Hyperparameter Optimisation
Let's take a look at the design choices which can be made for model training.
Parameter | Description | Trade Offs | References |
---|---|---|---|
Epochs | Determine the number of times to run through the entire training batch. | Typically there is an inflection point where decreases in loss are marginal. Continued increase after this reflects overfitting | Bias-Variance Trade-Off |
Batch size | Number of samples for each training step | Smaller batch sizes increase performance of stochastic gradient descent algorithms while also preserving memory by loading in batches. Larger batch size can speed up computation. | Batch-size |
Learning Rate | Step size of parameter update at each iteration | A larger learning rate requires fewer epochs but can easily result in unstable results such as local minima. Smaller learning rates can fail to find an optima at all. Adaptive learning rates consider large step sizes in the earlier epochs of training and reduces the step size in later epochs | Learning Rates |
Model | Pre-trained model | Can vary by size, depth, structure and trainable parameters Smaller models are faster to train while deeper model typically achieve higher levels of abstraction. Models with dropout can avoid overfitting, | PyTorch pre-trained models |
Pre-processing | Image pre-processing required for model input | Pre-trained models have parameters trained within a given range and perform better when the target dataset distribution is closer matched to the source dataset distribution | - |
There is never a one-rule-fits-all-approach to training a deep neural network. Design choices can be guided by the domain task, the dataset size and distribution, hardware constraints, time constraints or all of the above. The wonder of moden software and computing is that the cycle of iterating on model choices has been sped up enormously:
There exists many types of search algorithms for finding the optimal hyperparameters, such as gridded search, random search and Bayesian optimisation. We would like to add a priori the wisdom of the crowd. There has been a lot written about deep learning hyperparameters, so we don't need to go in blind. To help you configure some intervals, consider the following questions
- How many epochs will ensure you have reached the global minima?

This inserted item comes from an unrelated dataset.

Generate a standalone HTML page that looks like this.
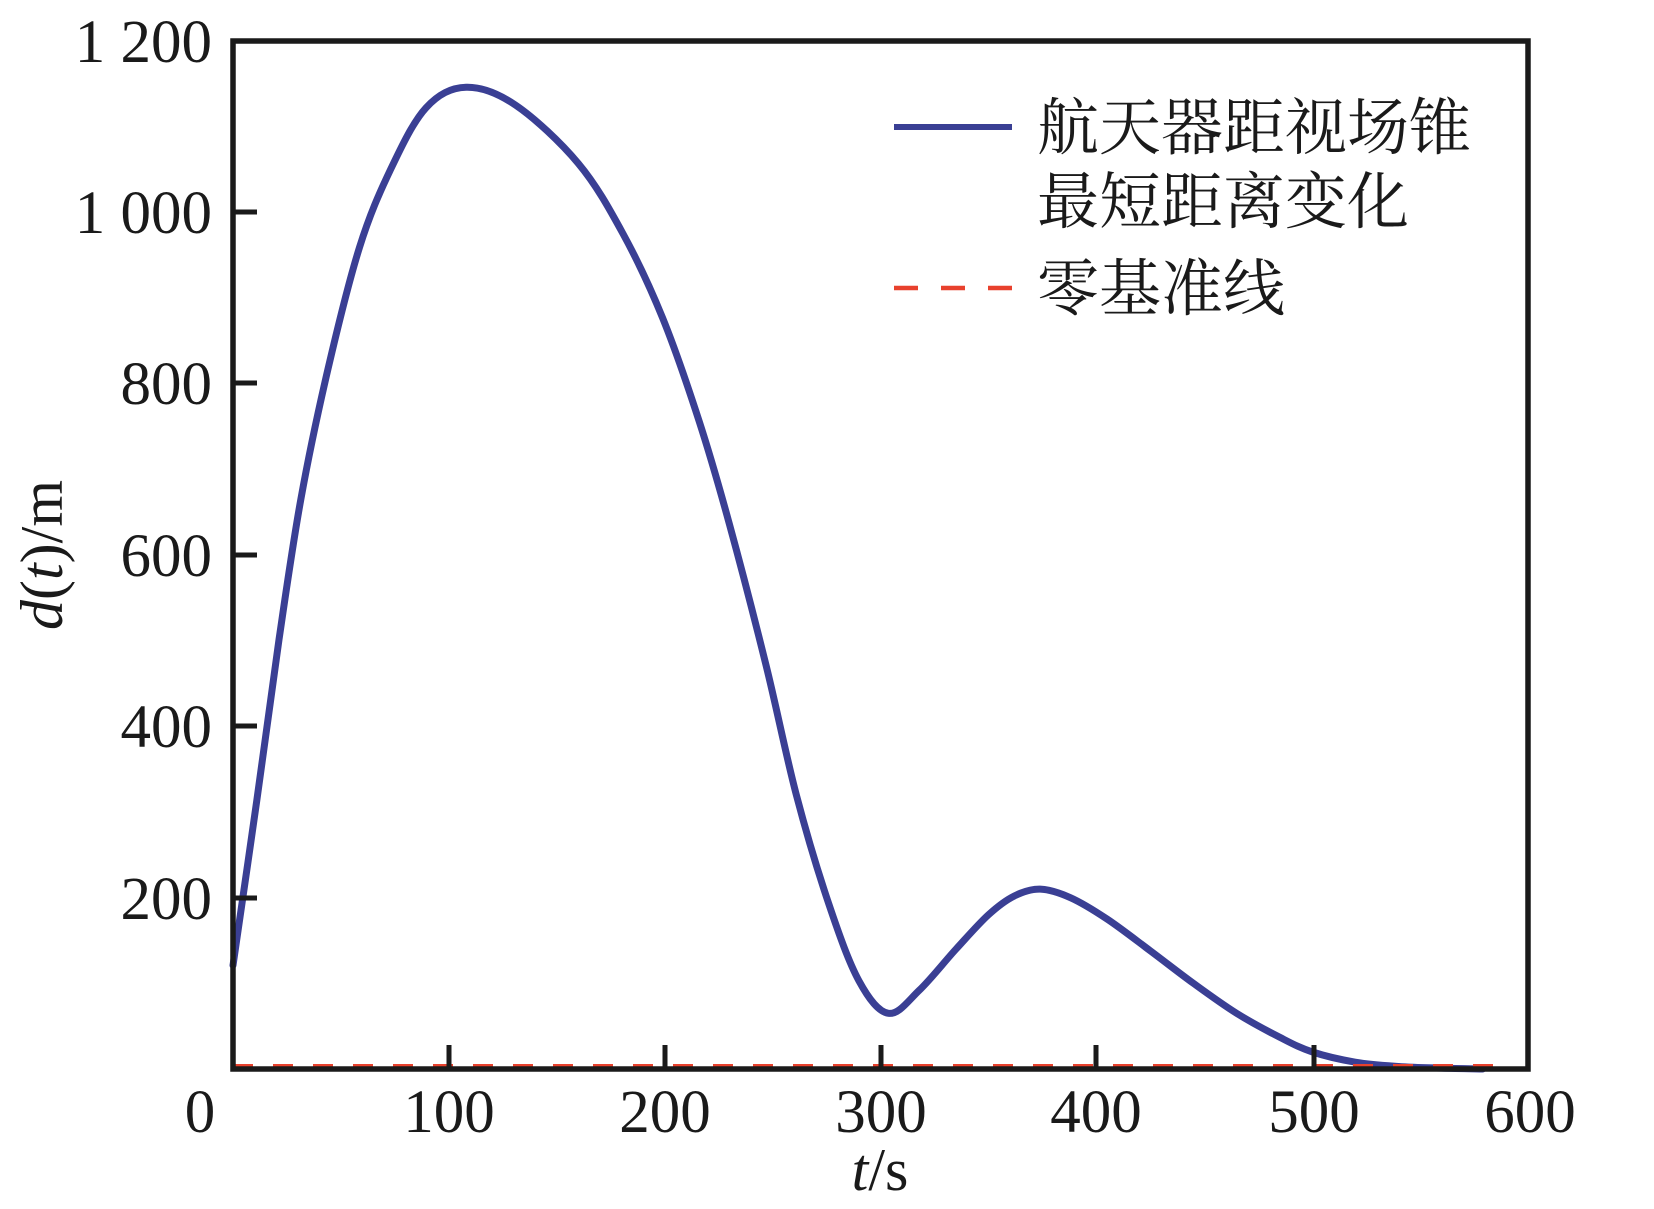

- How much memory constraints do you have on model and batch size?
- What ratio of batch size to data samples/classes is considered a benchmark?
- What is a typical learning rate for similar image classification tasks?

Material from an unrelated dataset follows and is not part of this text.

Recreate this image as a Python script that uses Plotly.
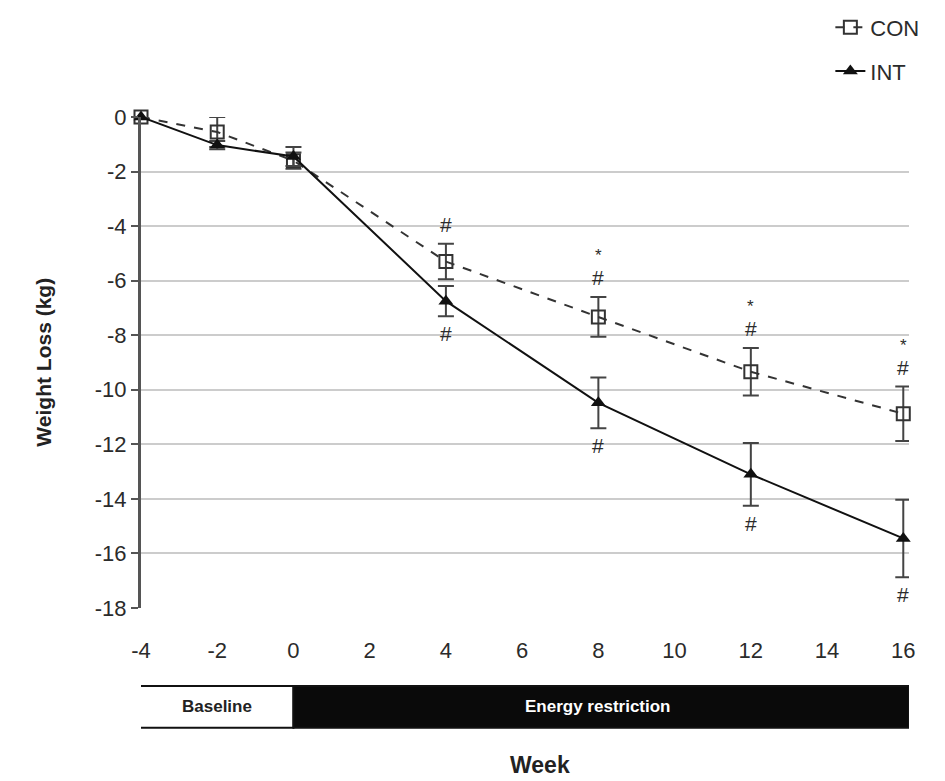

- How can an adaptive learning rate be implemented?
- Which model has shown the best performance on benchmark datasets? Is there a PyTorch version to download pre-trained weights?

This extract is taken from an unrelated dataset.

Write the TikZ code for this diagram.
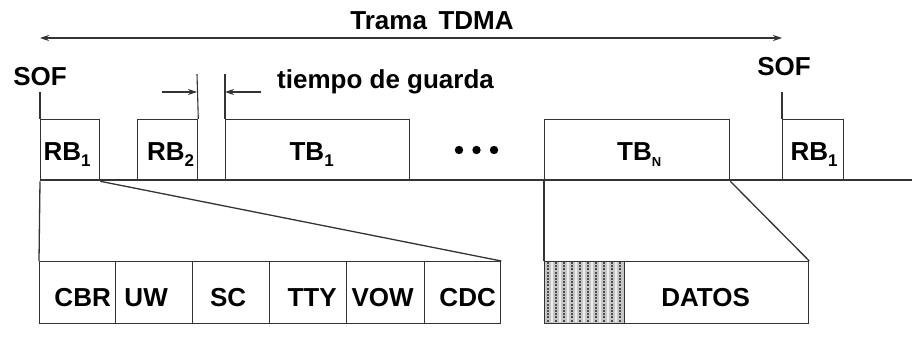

- Does this model require certain pre-processing? If yes, you will have to add the preprocessing to dataset_generator.py
Once you have tried answered the questions above, you will have a constraint on what is reasonable to test.
When performing hyperparameter optimisation, we will not evaluate our test performance during training. This test set will be a hold-out set used only to evaluate the performance of our final model after training. Instead, we evaluate the performance of the model during training on the validation set. This is done typically to avoid overfitting to the test set during hyperparameter optimisation. Our goal in training is to test the generalisability of our training paradigm and the test-set allows us to do this.
Hyperparameter optimisation using wandb.ai
We will use weights and biases to track our model training and validation. This platform uses a lightweight python package to log metrics during training. To use this, you will need to create an account at https://wandb.ai/site. You can create an account using your GitHub or Gmail. You will be prompted to create a username, keep a note of this. Once you have completed your registration, you will be directed to a landing page with an API key, keep a note of this too.
Once you have configured your user credentials, create a new project called recode-perceptions. This folder will log all of our training runs. In order for python to get access to your personal user credentials, you will have to set them as environmental variables which python then accesses using os.getenv("WB_KEY")
. Set your environmental variables as follows:
export WB_KEY=API_KEY
export WB_PROJECT="urban-perceptions"
export WB_USER="username"
If you now run the scripts with --wandb=True
, you should begin to see the metrics being tracked on the platform:
Dataset
The Place Pulse dataset can be downloaded by executing the data_download.sh script. You will first need to enter your remote path to the urban-perceptions directory (line 5).
The datasets were not released by us, and we do not claim any rights on them. Use the datasets at your responsibility and make sure you fulfil the licenses that they were released with. If you use any of the datasets please consider citing the original authors of Place Pulse MIT.
Revisit Hyperparameter Optimisation and iterate on model choices using run_name to track design choices.